▸ **WHAT IS ASKED**
Shown below is a listing with pictures; reproduce exactly, and only, the lines between the ones containing "What seaborn and" and "from matplotlib.patches import Rectangle", inclusive, leaving the pictures out.

▸ **ENTRIES SUPPLIED**

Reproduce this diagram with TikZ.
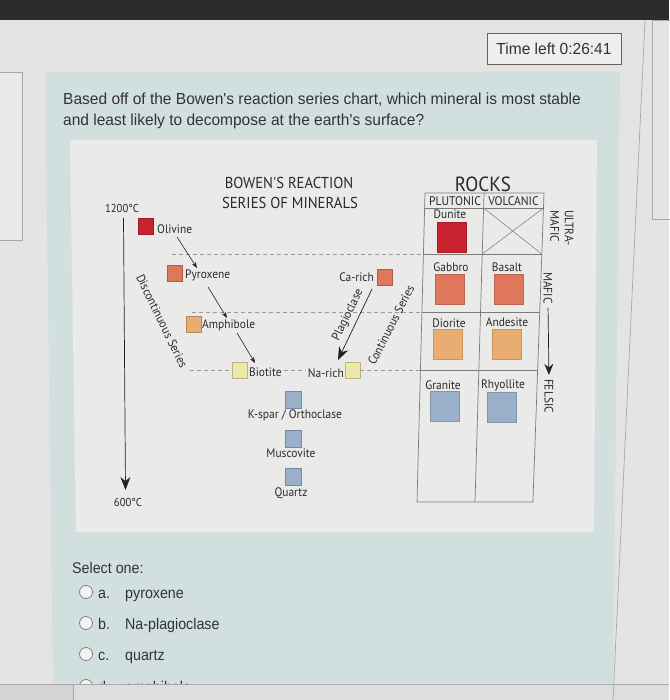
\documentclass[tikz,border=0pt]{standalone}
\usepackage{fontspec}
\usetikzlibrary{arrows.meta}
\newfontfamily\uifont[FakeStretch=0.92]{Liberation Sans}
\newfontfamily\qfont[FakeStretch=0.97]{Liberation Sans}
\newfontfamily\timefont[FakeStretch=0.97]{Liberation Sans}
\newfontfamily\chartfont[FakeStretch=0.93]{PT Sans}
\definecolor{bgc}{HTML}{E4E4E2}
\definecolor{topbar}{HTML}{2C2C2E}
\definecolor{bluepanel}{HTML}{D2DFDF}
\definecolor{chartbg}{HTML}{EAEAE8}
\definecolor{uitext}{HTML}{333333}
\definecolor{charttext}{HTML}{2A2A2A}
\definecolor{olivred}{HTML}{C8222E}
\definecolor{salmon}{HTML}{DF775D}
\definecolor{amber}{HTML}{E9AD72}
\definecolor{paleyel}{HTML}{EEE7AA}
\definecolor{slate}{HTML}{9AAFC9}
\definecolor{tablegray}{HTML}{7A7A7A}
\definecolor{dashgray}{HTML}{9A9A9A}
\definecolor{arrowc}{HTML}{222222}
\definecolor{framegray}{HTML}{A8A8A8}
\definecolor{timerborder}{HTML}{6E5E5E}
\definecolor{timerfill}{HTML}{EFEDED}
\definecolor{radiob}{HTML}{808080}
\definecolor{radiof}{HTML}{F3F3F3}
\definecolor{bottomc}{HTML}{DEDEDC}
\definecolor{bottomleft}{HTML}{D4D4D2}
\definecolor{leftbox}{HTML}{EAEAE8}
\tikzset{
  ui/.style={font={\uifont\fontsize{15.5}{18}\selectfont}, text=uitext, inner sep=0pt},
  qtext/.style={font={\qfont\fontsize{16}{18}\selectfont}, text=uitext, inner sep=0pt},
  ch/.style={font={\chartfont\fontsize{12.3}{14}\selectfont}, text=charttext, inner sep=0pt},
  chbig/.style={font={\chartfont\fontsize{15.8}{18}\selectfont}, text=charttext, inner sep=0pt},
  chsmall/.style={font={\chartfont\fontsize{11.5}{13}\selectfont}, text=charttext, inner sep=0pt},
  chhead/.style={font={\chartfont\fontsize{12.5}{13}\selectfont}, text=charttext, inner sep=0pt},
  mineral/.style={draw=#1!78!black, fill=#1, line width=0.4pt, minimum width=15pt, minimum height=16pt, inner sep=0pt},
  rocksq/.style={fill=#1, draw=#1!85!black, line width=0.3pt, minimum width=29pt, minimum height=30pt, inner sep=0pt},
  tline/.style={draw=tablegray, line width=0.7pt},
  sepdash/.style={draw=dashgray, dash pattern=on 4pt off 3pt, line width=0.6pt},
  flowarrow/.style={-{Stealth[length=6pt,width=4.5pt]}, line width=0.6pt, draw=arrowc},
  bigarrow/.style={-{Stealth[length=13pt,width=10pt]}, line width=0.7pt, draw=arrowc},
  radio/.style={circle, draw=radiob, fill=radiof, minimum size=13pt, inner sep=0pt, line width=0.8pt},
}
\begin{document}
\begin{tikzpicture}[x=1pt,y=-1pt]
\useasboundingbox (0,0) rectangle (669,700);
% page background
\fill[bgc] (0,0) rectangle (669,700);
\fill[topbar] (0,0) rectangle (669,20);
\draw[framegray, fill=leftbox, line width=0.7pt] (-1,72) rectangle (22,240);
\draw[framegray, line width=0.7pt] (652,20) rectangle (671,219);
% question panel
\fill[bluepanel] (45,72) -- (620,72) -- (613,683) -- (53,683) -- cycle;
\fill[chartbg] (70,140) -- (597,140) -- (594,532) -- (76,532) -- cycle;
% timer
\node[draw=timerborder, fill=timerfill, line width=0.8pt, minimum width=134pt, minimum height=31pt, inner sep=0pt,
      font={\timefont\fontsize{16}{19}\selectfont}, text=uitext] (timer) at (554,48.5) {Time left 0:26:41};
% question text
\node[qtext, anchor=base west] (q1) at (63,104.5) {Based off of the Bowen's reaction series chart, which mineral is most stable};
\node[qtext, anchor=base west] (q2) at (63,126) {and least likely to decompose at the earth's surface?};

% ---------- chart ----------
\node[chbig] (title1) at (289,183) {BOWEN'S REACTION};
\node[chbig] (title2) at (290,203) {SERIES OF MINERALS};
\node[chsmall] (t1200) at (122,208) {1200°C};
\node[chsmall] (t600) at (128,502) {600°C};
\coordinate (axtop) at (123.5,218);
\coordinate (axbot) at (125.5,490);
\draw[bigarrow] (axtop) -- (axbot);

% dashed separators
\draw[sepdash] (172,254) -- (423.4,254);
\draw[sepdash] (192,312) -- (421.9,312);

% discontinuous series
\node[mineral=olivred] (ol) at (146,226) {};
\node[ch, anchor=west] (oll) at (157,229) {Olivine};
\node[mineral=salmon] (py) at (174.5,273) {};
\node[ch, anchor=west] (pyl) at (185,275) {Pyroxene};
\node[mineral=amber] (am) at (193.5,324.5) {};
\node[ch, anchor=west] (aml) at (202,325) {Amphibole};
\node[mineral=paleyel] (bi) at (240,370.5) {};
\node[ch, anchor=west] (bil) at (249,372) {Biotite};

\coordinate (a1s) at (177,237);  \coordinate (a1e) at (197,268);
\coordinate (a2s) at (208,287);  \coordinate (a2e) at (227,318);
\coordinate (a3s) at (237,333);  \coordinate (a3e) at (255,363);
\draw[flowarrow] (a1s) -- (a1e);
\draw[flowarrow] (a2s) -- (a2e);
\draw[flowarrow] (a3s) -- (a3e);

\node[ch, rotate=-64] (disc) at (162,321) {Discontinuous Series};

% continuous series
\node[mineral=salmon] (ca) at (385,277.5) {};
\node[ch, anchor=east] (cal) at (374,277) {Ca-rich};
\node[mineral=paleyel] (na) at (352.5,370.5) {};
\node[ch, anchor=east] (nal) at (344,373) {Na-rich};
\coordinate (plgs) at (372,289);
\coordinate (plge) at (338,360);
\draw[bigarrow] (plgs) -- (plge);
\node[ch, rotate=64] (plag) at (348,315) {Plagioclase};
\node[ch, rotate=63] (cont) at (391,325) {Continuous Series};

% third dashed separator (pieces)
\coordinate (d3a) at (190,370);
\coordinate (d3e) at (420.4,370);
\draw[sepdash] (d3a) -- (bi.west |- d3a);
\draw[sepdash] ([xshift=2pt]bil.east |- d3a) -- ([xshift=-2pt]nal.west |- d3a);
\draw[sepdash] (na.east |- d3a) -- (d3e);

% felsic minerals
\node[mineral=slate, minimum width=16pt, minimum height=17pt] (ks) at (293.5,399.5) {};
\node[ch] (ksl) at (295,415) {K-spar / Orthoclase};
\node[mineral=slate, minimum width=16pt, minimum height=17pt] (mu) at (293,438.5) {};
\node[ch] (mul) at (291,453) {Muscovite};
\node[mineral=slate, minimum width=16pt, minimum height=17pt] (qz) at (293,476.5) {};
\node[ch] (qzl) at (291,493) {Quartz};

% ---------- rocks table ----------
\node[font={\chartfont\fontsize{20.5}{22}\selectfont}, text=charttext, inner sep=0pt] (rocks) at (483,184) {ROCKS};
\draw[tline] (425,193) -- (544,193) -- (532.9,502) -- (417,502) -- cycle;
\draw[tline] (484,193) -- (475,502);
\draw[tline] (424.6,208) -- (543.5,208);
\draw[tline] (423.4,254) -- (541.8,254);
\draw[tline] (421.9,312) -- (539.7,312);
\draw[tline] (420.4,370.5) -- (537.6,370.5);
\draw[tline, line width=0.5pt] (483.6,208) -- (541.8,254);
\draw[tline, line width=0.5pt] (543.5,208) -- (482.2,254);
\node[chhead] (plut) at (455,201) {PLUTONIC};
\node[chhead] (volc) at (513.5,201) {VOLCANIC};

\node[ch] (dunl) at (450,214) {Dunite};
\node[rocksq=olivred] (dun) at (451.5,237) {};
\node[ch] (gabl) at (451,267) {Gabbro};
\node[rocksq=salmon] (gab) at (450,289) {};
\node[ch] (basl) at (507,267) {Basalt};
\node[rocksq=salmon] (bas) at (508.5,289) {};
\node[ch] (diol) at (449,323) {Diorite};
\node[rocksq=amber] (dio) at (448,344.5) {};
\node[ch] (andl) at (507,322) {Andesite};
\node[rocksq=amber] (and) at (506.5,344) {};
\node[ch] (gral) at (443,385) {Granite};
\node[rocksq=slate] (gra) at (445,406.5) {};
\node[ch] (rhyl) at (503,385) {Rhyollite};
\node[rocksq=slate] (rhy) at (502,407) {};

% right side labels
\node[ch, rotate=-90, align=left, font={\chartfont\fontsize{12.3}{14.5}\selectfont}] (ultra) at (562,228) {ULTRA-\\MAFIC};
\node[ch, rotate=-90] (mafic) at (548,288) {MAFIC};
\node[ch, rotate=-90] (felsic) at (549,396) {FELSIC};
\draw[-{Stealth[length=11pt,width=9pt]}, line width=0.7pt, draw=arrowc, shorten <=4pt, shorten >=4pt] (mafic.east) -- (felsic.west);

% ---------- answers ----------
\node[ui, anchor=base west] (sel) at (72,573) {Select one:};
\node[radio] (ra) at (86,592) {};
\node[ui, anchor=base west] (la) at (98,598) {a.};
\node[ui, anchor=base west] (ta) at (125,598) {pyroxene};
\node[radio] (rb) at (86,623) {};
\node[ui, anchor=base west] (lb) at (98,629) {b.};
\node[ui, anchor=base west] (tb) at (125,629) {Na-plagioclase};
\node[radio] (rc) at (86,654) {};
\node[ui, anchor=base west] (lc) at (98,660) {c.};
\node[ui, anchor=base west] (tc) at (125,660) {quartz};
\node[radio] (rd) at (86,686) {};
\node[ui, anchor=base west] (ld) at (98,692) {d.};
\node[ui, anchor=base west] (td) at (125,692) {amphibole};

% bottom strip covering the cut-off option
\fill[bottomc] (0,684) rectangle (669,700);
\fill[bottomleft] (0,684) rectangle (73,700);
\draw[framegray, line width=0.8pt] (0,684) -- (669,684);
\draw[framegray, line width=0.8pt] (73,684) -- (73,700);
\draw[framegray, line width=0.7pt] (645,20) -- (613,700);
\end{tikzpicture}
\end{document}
---
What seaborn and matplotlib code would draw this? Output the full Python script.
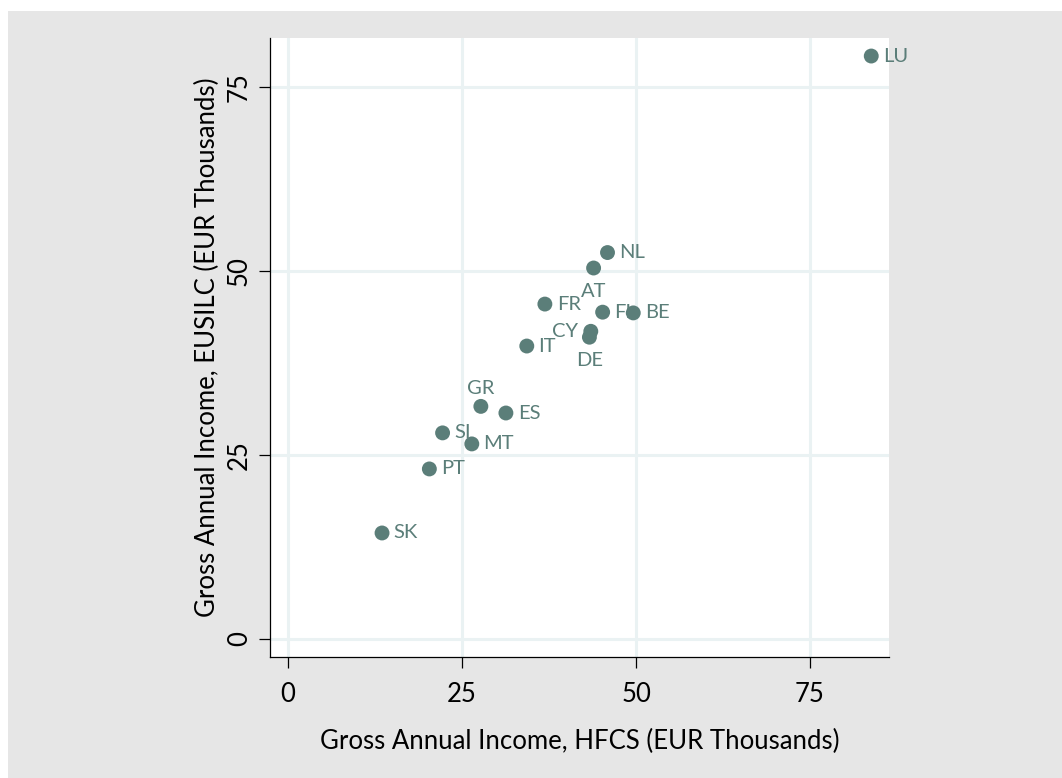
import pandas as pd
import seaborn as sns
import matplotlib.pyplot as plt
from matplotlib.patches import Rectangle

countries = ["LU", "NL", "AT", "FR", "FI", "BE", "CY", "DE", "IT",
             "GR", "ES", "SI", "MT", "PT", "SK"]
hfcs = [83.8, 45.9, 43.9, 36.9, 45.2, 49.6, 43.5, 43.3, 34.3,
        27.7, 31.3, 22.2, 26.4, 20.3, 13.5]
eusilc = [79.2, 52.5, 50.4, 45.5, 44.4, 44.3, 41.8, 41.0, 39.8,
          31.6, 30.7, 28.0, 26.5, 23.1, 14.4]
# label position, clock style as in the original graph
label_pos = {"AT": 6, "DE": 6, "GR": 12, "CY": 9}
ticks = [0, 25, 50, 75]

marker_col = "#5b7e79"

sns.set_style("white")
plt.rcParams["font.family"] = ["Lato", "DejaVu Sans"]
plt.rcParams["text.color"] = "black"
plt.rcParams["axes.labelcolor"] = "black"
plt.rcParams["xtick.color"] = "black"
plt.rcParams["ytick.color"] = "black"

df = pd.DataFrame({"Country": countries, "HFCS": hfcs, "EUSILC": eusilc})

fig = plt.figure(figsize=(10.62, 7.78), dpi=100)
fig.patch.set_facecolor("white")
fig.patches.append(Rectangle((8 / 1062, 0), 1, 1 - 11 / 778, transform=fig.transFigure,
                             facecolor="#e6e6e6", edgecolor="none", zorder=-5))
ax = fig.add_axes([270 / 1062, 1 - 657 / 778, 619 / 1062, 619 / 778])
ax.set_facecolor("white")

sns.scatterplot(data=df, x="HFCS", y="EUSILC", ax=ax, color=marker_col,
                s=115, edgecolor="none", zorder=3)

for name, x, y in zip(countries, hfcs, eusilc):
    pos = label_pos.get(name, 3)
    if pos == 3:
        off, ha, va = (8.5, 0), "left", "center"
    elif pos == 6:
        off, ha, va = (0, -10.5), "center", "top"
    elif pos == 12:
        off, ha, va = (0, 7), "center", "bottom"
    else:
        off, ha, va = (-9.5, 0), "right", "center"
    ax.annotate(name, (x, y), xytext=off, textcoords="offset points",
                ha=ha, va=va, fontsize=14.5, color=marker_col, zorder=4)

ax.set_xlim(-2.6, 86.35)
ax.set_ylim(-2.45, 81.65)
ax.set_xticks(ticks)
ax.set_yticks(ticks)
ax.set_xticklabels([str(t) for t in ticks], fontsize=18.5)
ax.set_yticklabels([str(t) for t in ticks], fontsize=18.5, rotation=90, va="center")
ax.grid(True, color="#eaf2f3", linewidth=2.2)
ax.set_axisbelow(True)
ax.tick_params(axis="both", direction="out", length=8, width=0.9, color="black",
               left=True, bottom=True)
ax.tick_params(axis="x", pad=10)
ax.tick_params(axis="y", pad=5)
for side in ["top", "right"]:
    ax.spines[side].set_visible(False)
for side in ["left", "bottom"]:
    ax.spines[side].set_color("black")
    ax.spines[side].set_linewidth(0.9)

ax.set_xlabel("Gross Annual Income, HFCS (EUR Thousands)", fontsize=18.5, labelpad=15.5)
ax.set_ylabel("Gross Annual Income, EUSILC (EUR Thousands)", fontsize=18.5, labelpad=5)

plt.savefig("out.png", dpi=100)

▸ **REPLY**
What seaborn and matplotlib code would draw this? Output the full Python script.
import pandas as pd
import seaborn as sns
import matplotlib.pyplot as plt
from matplotlib.patches import Rectangle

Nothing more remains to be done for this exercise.